Roots needed

In 1990 the Christian publication The Door—a.k.a. the Wittenberg Door—did an interview with Dennis Prager, a practising Jew who at the time was one of the most widely listened to and respected commentators and talk show hosts in Southern California. Part of the interview revolved around the impact of secularism. Asked what was the fruit of secularism, Prager stated, among other things, “the death of roots” and “rootlessness.” As he went on to say about the States—and the same would be true of Canada: “Unfortunately we have many people in this country, Jewish and Christian, who loathe their roots. Rootlessness is a guarantor of the decline of the individual and then of society. People need roots…”[1] How true this is. Remembering and celebrating our past as Christians—and even lamenting aspects of that past—is not the only way to renewal and blessing, but it is one.
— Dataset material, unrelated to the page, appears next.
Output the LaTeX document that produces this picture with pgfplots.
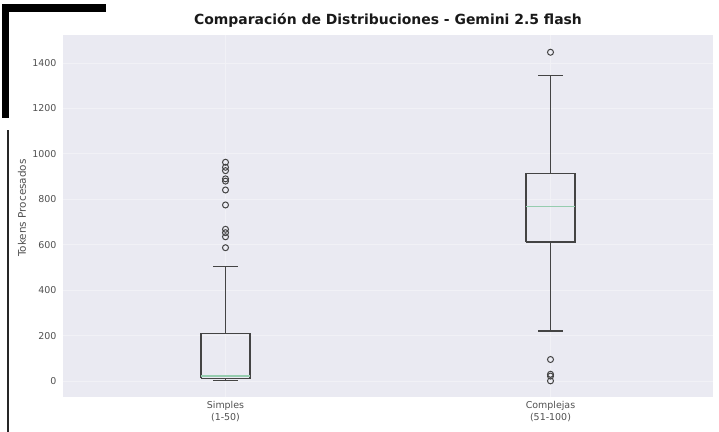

And as this quote reminds us: to forget our roots is the pathway of spiritual folly and one sure way to spiritual decline. As Walter Wright, a past president of Regent College, has put it: “At the heart of wisdom is building on the accumulated wisdom of the ages.”[2]

[1] “A Civilization That Believes in Nothing”, The Door, 114 (November/December 1990), 12.

[2] “Wisdom: Learning and Unlearning”, The Regent World, 9, No.1 (Winter 1997), 2.